Let me start this post by saying thank you for all the supportive comments, and thank you, Tash and Coggy, for checking on me. As we all know, life doesn't stop just cause you're hurting, and my reason for not posting again sooner is my usual. Little Miss A has a heck of a time letting her mom have a turn on the computer. I am so glad we decided to put it in the 3rd bedroom when we moved to this house, as we can close the door and she can forget all about the computer.
I'm not exactly sure what to talk about or where to begin. I'm sitting here again, but it does feel very, very different. I'm terribly sad, yes, but for some reason, I feel unable to address it or even talk about really. Am I in denial? Maybe, but I can't seem to stop myself. Plus, I have a little person to care for, and that doesn't leave a lot of time for one to mull over her hurts. I did have a bad day yesterday. I think it was because my doctor called to talk to me. It was just a message, but for some reason, I felt frozen by it. That is why I think I must be in denial. Its like I just can't GO THERE. If I talk to the doctor, then I have to talk about what happened, and what is the point of that, I think to myself.
When I am feeling bad, I keep thinking it would be so much healthier if I would just CRY already, you know? But instead, it is just the deep sinking feeling of all out misery that hits me. Oh, and anxiety, that something will happen to A one day and any reason I have for going on will cease to exist. The two most likely go hand in hand because my misery sets in usually when I have to leave her to go to work. So, in my 20 minutes of alone time while driving, I try to let myself feel bad, because I know in the end it is FOR THE BEST, but in creeps anxiety as I drive further away from my sweetie. I want to be one of those people that lost, and so goes on saying, "LIVE EACH DAY TO THE FULLEST!" you know, without worry, just enjoy A. Reality is, I am not one of those people, at least, not right now.
I seem to be doing a bit better FACING IT, than I was, as I finally told my family the baby's name. At first, I cringed inside when they used it, but I seem to be getting better at hearing it roll of someone else's tongue. I myself have only said it about 3 times. Can't do that yet, can't speak his name out loud for goodness sakes, and ADMIT that I lost another baby.
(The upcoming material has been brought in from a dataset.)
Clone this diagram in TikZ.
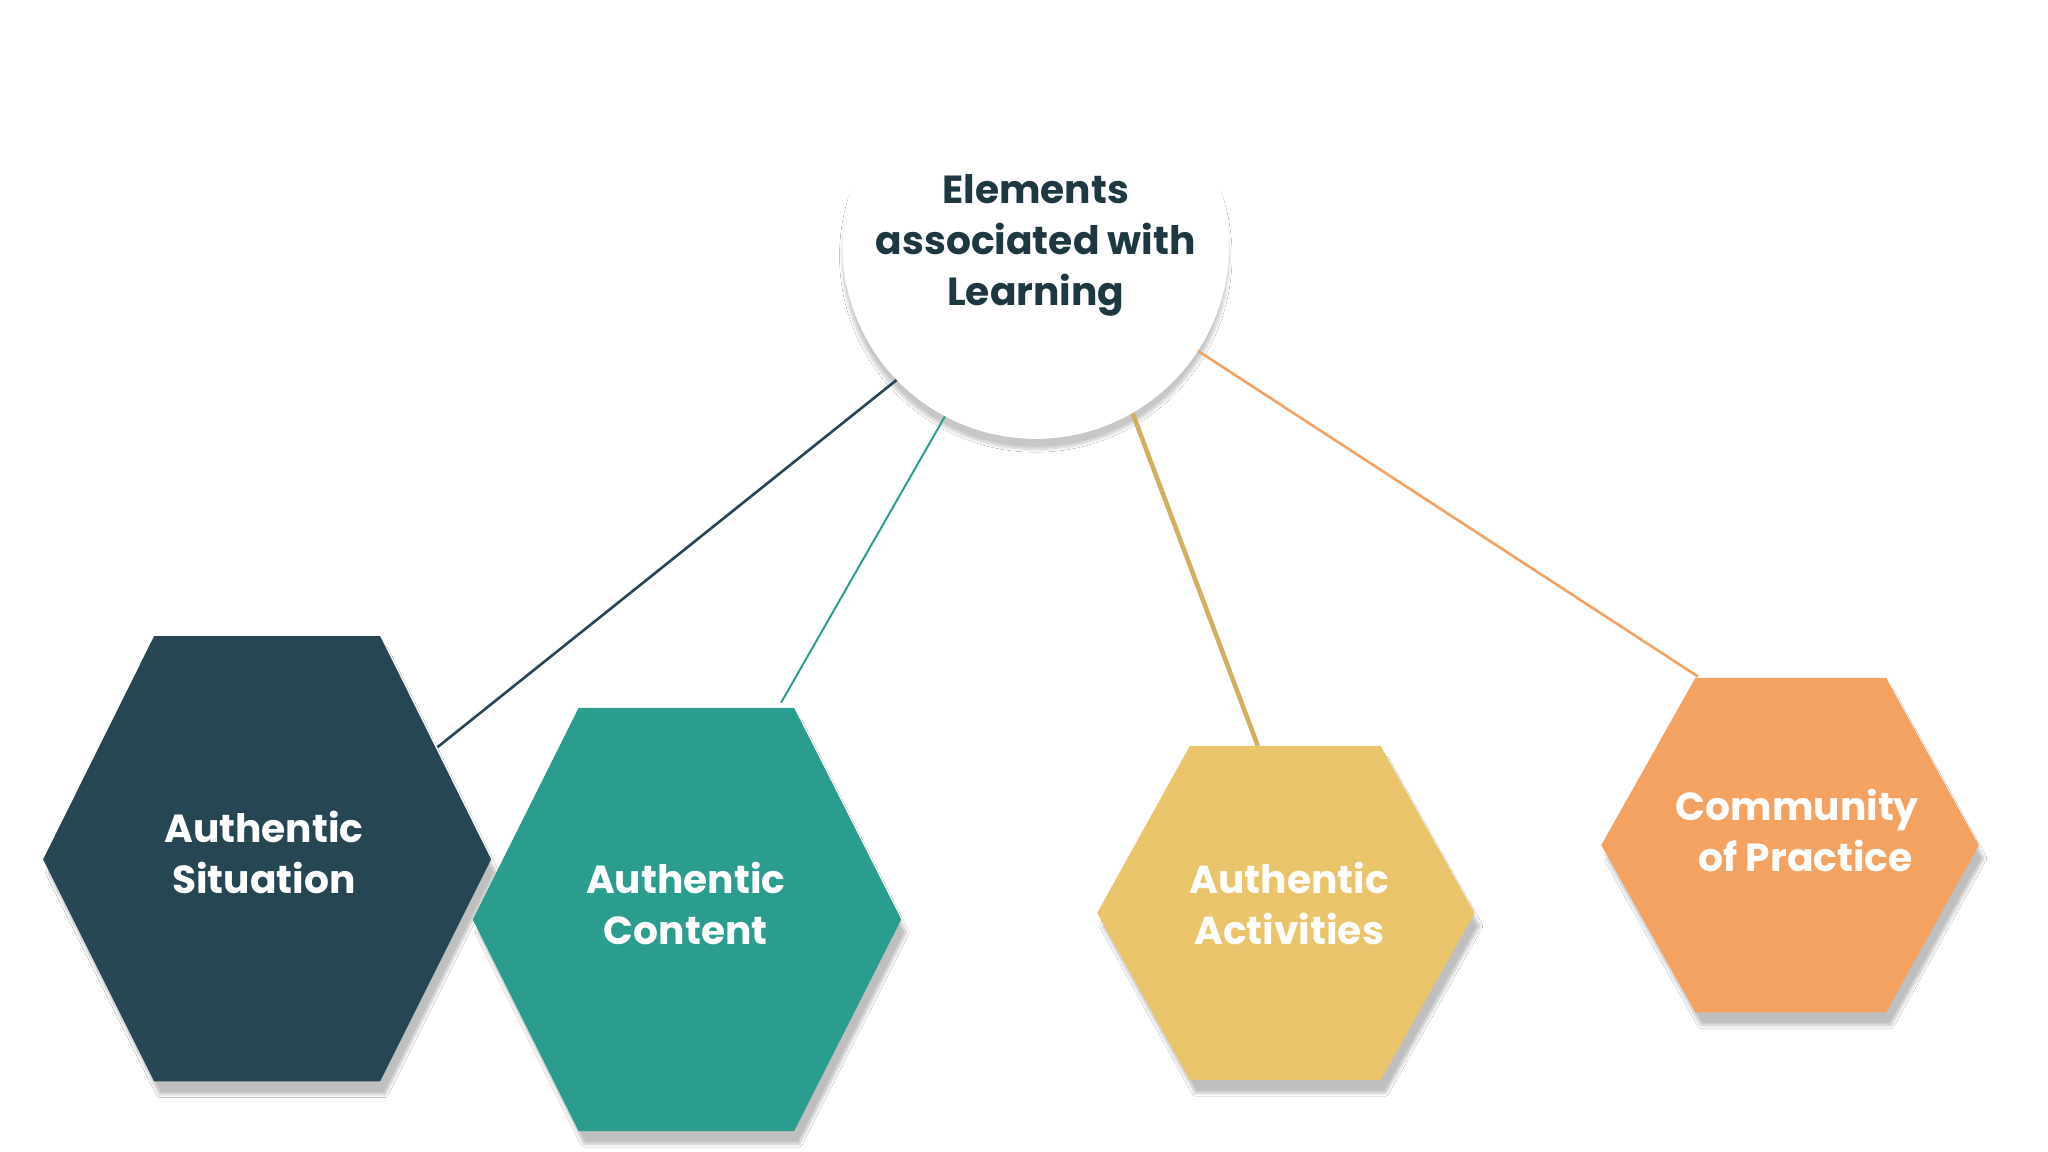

Oh yeah, the admitting. I went to the support group this month, thinking I needed it again. But when I got there, I realized I didn't want to tell anyone. Could only think, "I am going to freak out all the people who have had only one loss and still have hope for a living child" I am a freak, even among the dead baby mamas now. Or at least, that is how it feels. And that feels lonely. I did go, and I did say the truth. And even though I left feeling angry and bitter, and planning never to go back, a week has made all the difference, because I can FEEL that those 2 hours released something in me and made it better somehow.
I had a dream the other night. In the dream, Mr. G and I were getting ready, for a night on the town, or maybe an event like a wedding, I couldn't tell. We were freshly showered, feeling like we looked polished and ready. We ended up having sex in the dream, before we left. And then the dream ended. It wasn't a sex dream, I realized as soon as I woke. It was a dream filled with a reminder, of an easier time, when spontaneous sex was still on the menu, and I laughed with ease at being in a social situation. I know what I long for. The ME I was BEFORE. The one who still believed the future was rich with possibility. Many of us know the envy feeling, the one we get when we see the carefree pregnants, or the mother of the kids we SHOULD have. But, the other day I saw a young girl, maybe college age, standing in a group of friends, chatting and laughing. And for a moment, I wanted to BE her, still young, and fresh. I could only think, "she still thinks one day she will have babies with ease" And I want that again. When life wasn't full of hurts, shock, and disappointments. And yes, by wishing away everything, it sounds like I am wishing away A too, for of course, she is part of the equation. But I try not to waste too much guilt on that. I know, as I hope you do, that it really has nothing to do with A, just my own feelings of trying to find my way on a road I didn't even know existed, much less that I would be on it. It some ways, it does strongly have to do with A, because I cannot describe the worry I feel about providing a happy home for her, filled with laughter. And I cannot tell you how many times I wonder what kind of parent my children would have gotten, if only.....who would I be as mom if I had never lost? Better? or Worse? Those things run circles in my mind everyday it seems.
*By the way, I still haven't called back the doctor. Yes, I am turning the situation downright awkward, but words still get stuck in my throat when I think about dialing her number....Any suggestions?